Ellen Nakashima is an American journalist who covers national security for The Washington Post. She is a 2014 and 2018 recipient of the Pulitzer Prize.

== Education ==
Nakashima received a B.A. in humanities from University of California, Berkeley, in 1984 before completing a master's degree in International Journalism from City University in London.

== Career ==
Nakashima began her journalism career at The Hartford Courant and The Quincy Patriot Ledger, before joining The Washington Post as a reporter in 1995. She has since served as a White House reporter, South-East Asia correspondent and a privacy and technology reporter until she started covering national security in 2009.

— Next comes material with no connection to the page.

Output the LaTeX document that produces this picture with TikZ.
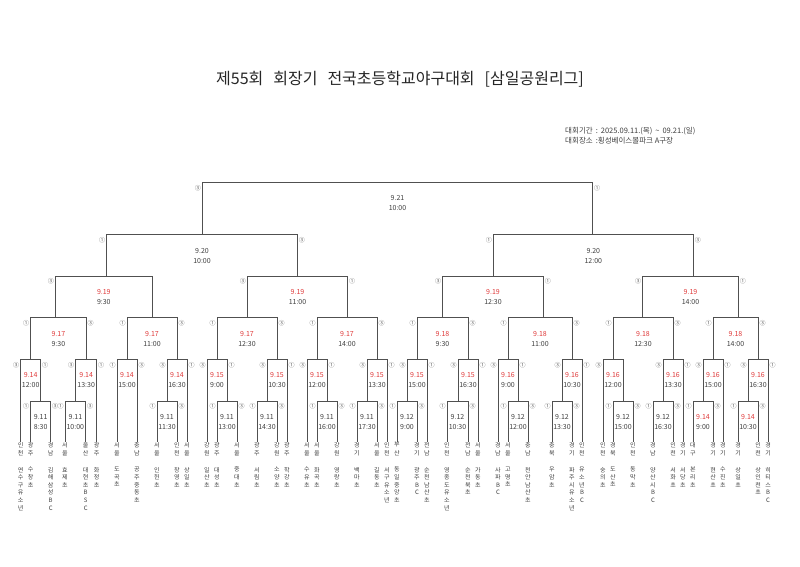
\documentclass[tikz,border=0pt]{standalone}
\usepackage{fontspec}
\setmainfont{Noto Sans CJK KR}
\definecolor{lc}{HTML}{505050}
\definecolor{tc}{HTML}{404040}
\definecolor{rd}{HTML}{E03A3A}
\definecolor{gc}{HTML}{606060}
\tikzset{
 bline/.style={draw=lc, line width=0.8pt},
 dt/.style={inner sep=0pt, font=\fontsize{7}{7}\selectfont, text=tc},
 rdt/.style={dt, text=rd},
 lb/.style={inner sep=0pt, font=\fontsize{6}{6}\selectfont, text=gc},
 reg/.style={inner sep=0pt, anchor=north, align=center, font=\fontsize{6}{8.3}\selectfont, text=tc},
 sch/.style={inner sep=0pt, anchor=north, align=center, font=\fontsize{6}{7.6}\selectfont, text=tc},
 info/.style={inner sep=0pt, anchor=west, font=\fontsize{7.5}{7.5}\selectfont, text=tc},
}
% name xL xR ytop ybotL ybotR {labels}
\newcommand\gm[7]{%
 \draw[bline] (#2,#5) |- (#3,#4) -- (#3,#6);
 \coordinate (#1) at ({(#2+#3)/2},#4);
 \lbpair{#1}{#2}{#3}{#4}#7}
\newcommand\lbpair[6]{%
 \node[lb] (#1L) at ({#2-4.5},{#4+5.5}) {#5};
 \node[lb] (#1R) at ({#3+4.5},{#4+5.5}) {#6};}
\newcommand\gt[4]{%
 \node[#2] (#1d) at ([yshift=-16pt]#1) {#3};
 \node[dt] (#1t) at ([yshift=-26pt]#1) {#4};}
\newcommand\tm[4]{%
 \node[reg] (r#1) at (#2,442) {#3};
 \node[sch] (s#1) at (#2,467) {#4};}
\newcommand\wsp{\hspace{10pt}}
\newcommand\isp{\hspace{3pt}}
\begin{document}
\begin{tikzpicture}[x=1pt,y=-1pt]
\fill[white] (0,0) rectangle (800,566);
\useasboundingbox (0,0) rectangle (800,566);
\node[inner sep=0pt, font=\fontsize{16}{16}\selectfont, text=black!85] (title) at (400,79) {제55회\wsp 회장기\wsp 전국초등학교야구대회\wsp [삼일공원리그]};
\node[info] (info1) at (565,131) {대회기간\isp:\isp 2025.09.11.(목)\isp\textasciitilde\isp 09.21.(일)};
\node[info] (info2) at (565,141) {대회장소\isp:횡성베이스볼파크 A구장};
% final
\gm{F}{202.3}{592.7}{182.3}{234.5}{234.5}{③①} \gt{F}{dt}{9.21}{10:00}
% semis
\gm{SA}{106.7}{297.3}{234.5}{276}{276}{①③} \gt{SA}{dt}{9.20}{10:00}
\gm{SB}{493.3}{693.3}{234.5}{276}{276}{①③} \gt{SB}{dt}{9.20}{12:00}
% quarters
\gm{QA}{55.3}{152.3}{276}{317.7}{317.7}{③{}} \gt{QA}{rdt}{9.19}{9:30}
\gm{QB}{247.3}{347.7}{276}{317.7}{317.7}{③①} \gt{QB}{rdt}{9.19}{11:00}
\gm{QC}{442.7}{543.3}{276}{317.7}{317.7}{③①} \gt{QC}{rdt}{9.19}{12:30}
\gm{QD}{642.7}{738.3}{276}{317.7}{317.7}{③①} \gt{QD}{rdt}{9.19}{14:00}
% round of 16 (9.17/9.18)
\gm{EA}{30.7}{86}{317.7}{359.3}{359.3}{①③} \gt{EA}{rdt}{9.17}{9:30}
\gm{EB}{127}{177}{317.7}{359.3}{359.3}{①③} \gt{EB}{rdt}{9.17}{11:00}
\gm{EC}{217}{277}{317.7}{359.3}{359.3}{①③} \gt{EC}{rdt}{9.17}{12:30}
\gm{ED}{317}{377}{317.7}{359.3}{359.3}{①③} \gt{ED}{rdt}{9.17}{14:00}
\gm{EE}{417}{468}{317.7}{359.3}{359.3}{①③} \gt{EE}{rdt}{9.18}{9:30}
\gm{EF}{508}{572}{317.7}{359.3}{359.3}{①③} \gt{EF}{rdt}{9.18}{11:00}
\gm{EG}{613}{673}{317.7}{359.3}{359.3}{①③} \gt{EG}{rdt}{9.18}{12:30}
\gm{EH}{713}{758}{317.7}{359.3}{359.3}{①③} \gt{EH}{rdt}{9.18}{14:00}
% round of 32
\gm{BA}{20.7}{40.7}{359.3}{441.7}{401}{③①} \gt{BA}{rdt}{9.14}{12:00}
\gm{BB}{75.7}{96.7}{359.3}{401}{441.7}{③①} \gt{BB}{rdt}{9.14}{13:30}
\gm{BC}{117}{137}{359.3}{441.7}{441.7}{①③} \gt{BC}{rdt}{9.14}{15:00}
\gm{BD}{167}{187}{359.3}{401}{441.7}{③①} \gt{BD}{rdt}{9.14}{16:30}
\gm{BE}{207}{227}{359.3}{441.7}{401}{③①} \gt{BE}{rdt}{9.15}{9:00}
\gm{BF}{267}{287}{359.3}{401}{441.7}{③①} \gt{BF}{rdt}{9.15}{10:30}
\gm{BG}{307}{327}{359.3}{441.7}{401}{③①} \gt{BG}{rdt}{9.15}{12:00}
\gm{BH}{367}{387}{359.3}{401}{441.7}{③①} \gt{BH}{rdt}{9.15}{13:30}
\gm{BI}{407}{427}{359.3}{401}{441.7}{③①} \gt{BI}{rdt}{9.15}{15:00}
\gm{BJ}{458}{478}{359.3}{401}{441.7}{③①} \gt{BJ}{rdt}{9.15}{16:30}
\gm{BK}{498}{518}{359.3}{441.7}{401}{③①} \gt{BK}{rdt}{9.16}{9:00}
\gm{BL}{562}{582}{359.3}{401}{441.7}{③①} \gt{BL}{rdt}{9.16}{10:30}
\gm{BM}{603}{623}{359.3}{441.7}{401}{③{}} \gt{BM}{rdt}{9.16}{12:00}
\gm{BN}{663}{683}{359.3}{401}{441.7}{③①} \gt{BN}{rdt}{9.16}{13:30}
\gm{BO}{703}{723}{359.3}{401}{441.7}{③①} \gt{BO}{rdt}{9.16}{15:00}
\gm{BP}{748}{768}{359.3}{401}{441.7}{③①} \gt{BP}{rdt}{9.16}{16:30}
% preliminaries
\gm{PA}{30.7}{50.7}{401}{441.7}{441.7}{①③} \gt{PA}{dt}{9.11}{8:30}
\gm{PB}{65}{85.7}{401}{441.7}{441.7}{①③} \gt{PB}{dt}{9.11}{10:00}
\gm{PD}{157}{177}{401}{441.7}{441.7}{①③} \gt{PD}{dt}{9.11}{11:30}
\gm{PE}{217}{237}{401}{441.7}{441.7}{①③} \gt{PE}{dt}{9.11}{13:00}
\gm{PF}{257}{277}{401}{441.7}{441.7}{①③} \gt{PF}{dt}{9.11}{14:30}
\gm{PG}{317}{337}{401}{441.7}{441.7}{①③} \gt{PG}{dt}{9.11}{16:00}
\gm{PH}{357}{377}{401}{441.7}{441.7}{①③} \gt{PH}{dt}{9.11}{17:30}
\gm{PI}{397}{417}{401}{441.7}{441.7}{①③} \gt{PI}{dt}{9.12}{9:00}
\gm{PJ}{447}{468}{401}{441.7}{441.7}{①③} \gt{PJ}{dt}{9.12}{10:30}
\gm{PK}{508}{528}{401}{441.7}{441.7}{①③} \gt{PK}{dt}{9.12}{12:00}
\gm{PL}{552}{572}{401}{441.7}{441.7}{①③} \gt{PL}{dt}{9.12}{13:30}
\gm{PM}{613}{633}{401}{441.7}{441.7}{①③} \gt{PM}{dt}{9.12}{15:00}
\gm{PN}{653}{673}{401}{441.7}{441.7}{①③} \gt{PN}{dt}{9.12}{16:30}
\gm{PO}{693}{713}{401}{441.7}{441.7}{①③} \gt{PO}{rdt}{9.14}{9:00}
\gm{PP}{738}{758}{401}{441.7}{441.7}{①③} \gt{PP}{rdt}{9.14}{10:30}
% teams
\tm{1}{20.7}{인\\천}{연\\수\\구\\유\\소\\년}
\tm{2}{30.7}{광\\주}{수\\창\\초}
\tm{3}{50.7}{경\\남}{김\\해\\삼\\성\\B\\C}
\tm{4}{65}{서\\울}{효\\제\\초}
\tm{5}{85.7}{울\\산}{대\\현\\초\\B\\S\\C}
\tm{6}{96.7}{광\\주}{화\\정\\초}
\tm{7}{117}{서\\울}{도\\곡\\초}
\tm{8}{137}{충\\남}{공\\주\\중\\동\\초}
\tm{9}{157}{서\\울}{인\\헌\\초}
\tm{10}{177}{인\\천}{창\\영\\초}
\tm{11}{187}{서\\울}{상\\일\\초}
\tm{12}{207}{강\\원}{일\\산\\초}
\tm{13}{217}{광\\주}{대\\성\\초}
\tm{14}{237}{서\\울}{중\\대\\초}
\tm{15}{257}{광\\주}{서\\림\\초}
\tm{16}{277}{강\\원}{소\\양\\초}
\tm{17}{287}{광\\주}{학\\강\\초}
\tm{18}{307}{서\\울}{수\\유\\초}
\tm{19}{317}{서\\울}{화\\곡\\초}
\tm{20}{337}{강\\원}{영\\랑\\초}
\tm{21}{357}{경\\기}{백\\마\\초}
\tm{22}{377}{서\\울}{길\\동\\초}
\tm{23}{387}{인\\천}{서\\구\\유\\소\\년}
\tm{24}{397}{부\\산}{동\\일\\중\\앙\\초}
\tm{25}{417}{경\\기}{광\\주\\B\\C}
\tm{26}{427}{전\\남}{순\\천\\남\\산\\초}
\tm{27}{447}{인\\천}{영\\종\\도\\유\\소\\년}
\tm{28}{468}{전\\남}{순\\천\\북\\초}
\tm{29}{478}{서\\울}{가\\동\\초}
\tm{30}{498}{경\\남}{사\\파\\B\\C}
\tm{31}{508}{서\\울}{고\\명\\초}
\tm{32}{528}{충\\남}{천\\안\\남\\산\\초}
\tm{33}{552}{충\\북}{우\\암\\초}
\tm{34}{572}{경\\기}{파\\주\\시\\유\\소\\년}
\tm{35}{582}{인\\천}{유\\소\\년\\B\\C}
\tm{36}{603}{인\\천}{숭\\의\\초}
\tm{37}{613}{경\\북}{도\\산\\초}
\tm{38}{633}{인\\천}{동\\막\\초}
\tm{39}{653}{경\\남}{양\\산\\시\\B\\C}
\tm{40}{673}{인\\천}{서\\화\\초}
\tm{41}{683}{경\\기}{서\\당\\초}
\tm{42}{693}{대\\구}{본\\리\\초}
\tm{43}{713}{경\\기}{현\\산\\초}
\tm{44}{723}{경\\기}{수\\진\\초}
\tm{45}{738}{경\\기}{상\\일\\초}
\tm{46}{758}{인\\천}{상\\인\\천\\초}
\tm{47}{768}{경\\기}{히\\티\\스\\B\\C}
\end{tikzpicture}
\end{document}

== Awards and recognitions ==
Nakashima has won a series of awards and investitures for her work at The Post. In 2014, she won the Gerald Loeb Award and the Pulitzer Prize for Public Service, while in 2017, she was named Alumna of the Year by the Daily Californian Alumni Association. She reported on Russian efforts to influence the outcome of the 2016 presidential election and contacts between aides to President Trump and Russian officials, work which earned her and her colleagues a Pulitzer Prize for National Reporting in 2018.

On 10 April 2024, Nakashima was among the guests invited to the state dinner hosted by U.S. President Joe Biden in honor of Prime Minister Fumio Kishida at the White House.